Google Launches Ironwood, its 7th-Gen TPU for AI Inference
Executive Summary
Google has announced the general availability of Ironwood, its seventh-generation Tensor Processing Unit (TPU), for its Cloud customers. This custom silicon is purpose-built for the age of AI inference, designed to run large-scale models with high volume and low latency.

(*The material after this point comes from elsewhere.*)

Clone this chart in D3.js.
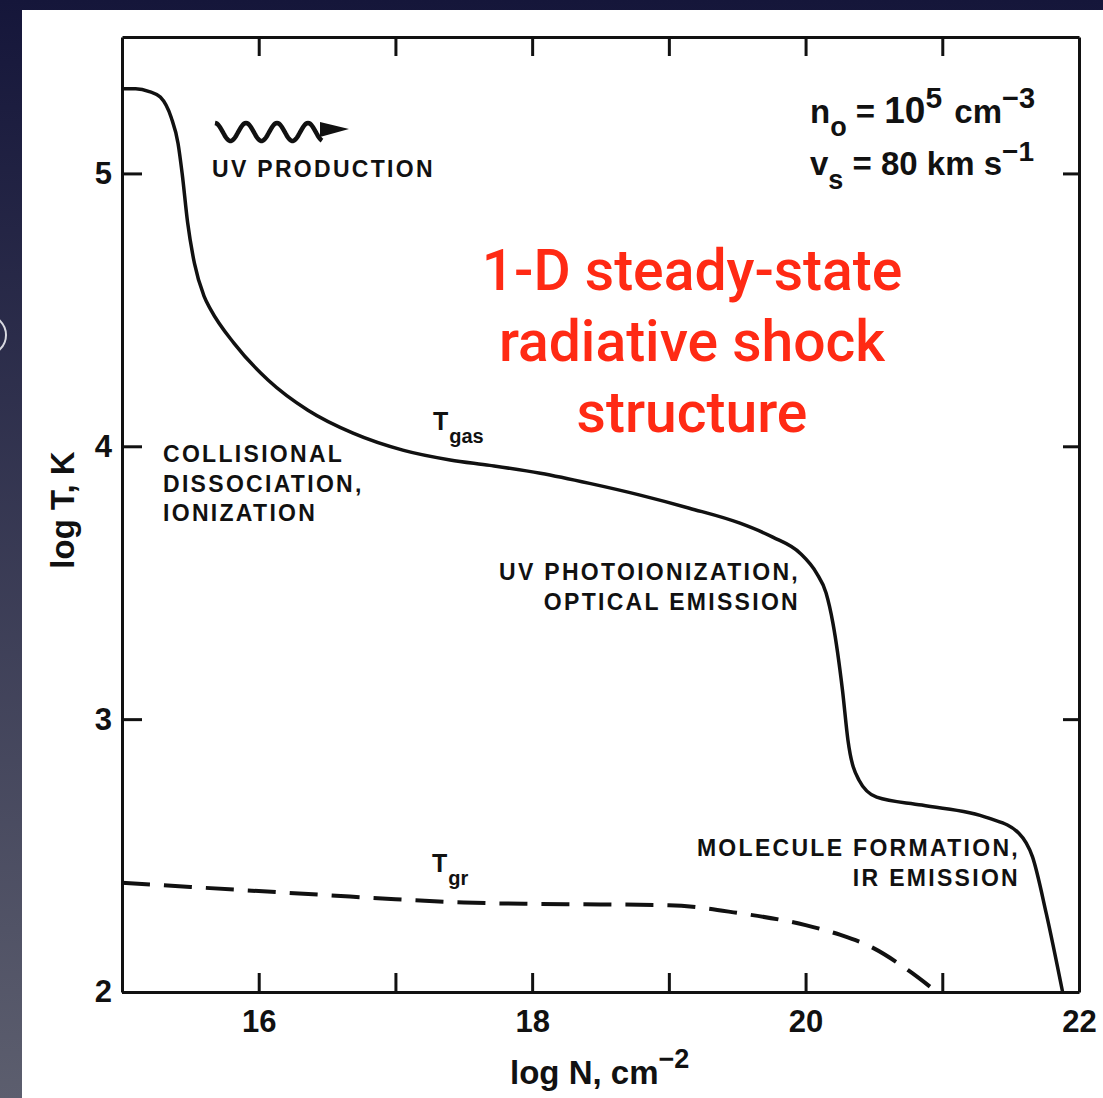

Ironwood delivers a greater than 4X performance improvement over the previous generation and is a core component of Google's integrated "AI Hypercomputer" supercomputing system.
Key Takeaways
* Product: Ironwood, Google's seventh-generation Tensor Processing Unit (TPU).
* Primary Function: To power high-volume, low-latency AI inference and model serving workloads at scale.
* Performance: Offers over four times the performance per chip for both training and inference compared to the previous generation.
* Scalability: As part of the AI Hypercomputer system, Ironwood can scale up to 9,216 interconnected chips in a single "superpod".
* Architecture: Features a 9.6 Tb/s Inter-Chip Interconnect (ICI) network, allowing thousands of chips to access 1.77 Petabytes of shared High Bandwidth Memory (HBM).
* AI-Driven Design: The chip's physical layout was designed with assistance from an AI method called "AlphaChip," which uses reinforcement learning.
* Availability: Ironwood is now available for Google Cloud customers.
Strategic Importance
This launch reinforces Google's vertically integrated AI strategy by providing a powerful, in-house hardware solution that offers customers a highly efficient alternative to third-party GPUs for demanding AI inference workloads.